If This Article Feels Uncomfortable, That’s Okay
You don’t need to confront anyone. You don’t need to leave today. You don’t need to decide what this means.
Sometimes the most important step is simply allowing yourself to notice.
If reading this brought up fear, guilt, or anxiety, that response itself may be worth paying attention to. Healthy communities do not rely on fear to maintain belonging.
You’re Allowed to Choose Yourself
Whether you stay, question, pause, or eventually leave- your autonomy matters.
Support exists for:
People who are just beginning to wonder
People who are deeply committed but uneasy
People who have left and are grieving, angry, or disoriented
As both survivor research and academic literature make clear: people don’t join or leave high-control groups because they’re weak. They leave because they begin to reclaim their right to think, feel, and choose freely.
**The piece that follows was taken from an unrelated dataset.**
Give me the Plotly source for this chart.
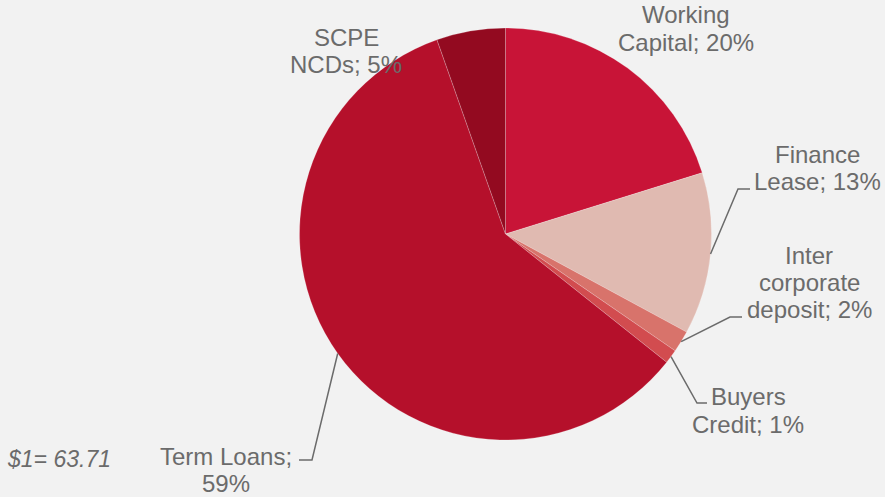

You are not broken for asking this question. You are thoughtful. And you are allowed to think.
References & Further Reading
Lalich, J. (2004). Bounded Choice: True Believers and Charismatic Cults. University of California Press.
Lalich, J., & Tobias, M. (2006). Take Back Your Life: Recovering from Cults and Abusive Relationships.
SOCCHG (2025). Beyond Belief: Final Survivor Submission to the Parliamentary Inquiry (No Signatures).
Lalich, J. (2017). “Characteristics Associated with Cultic Groups.” International Cultic Studies Association.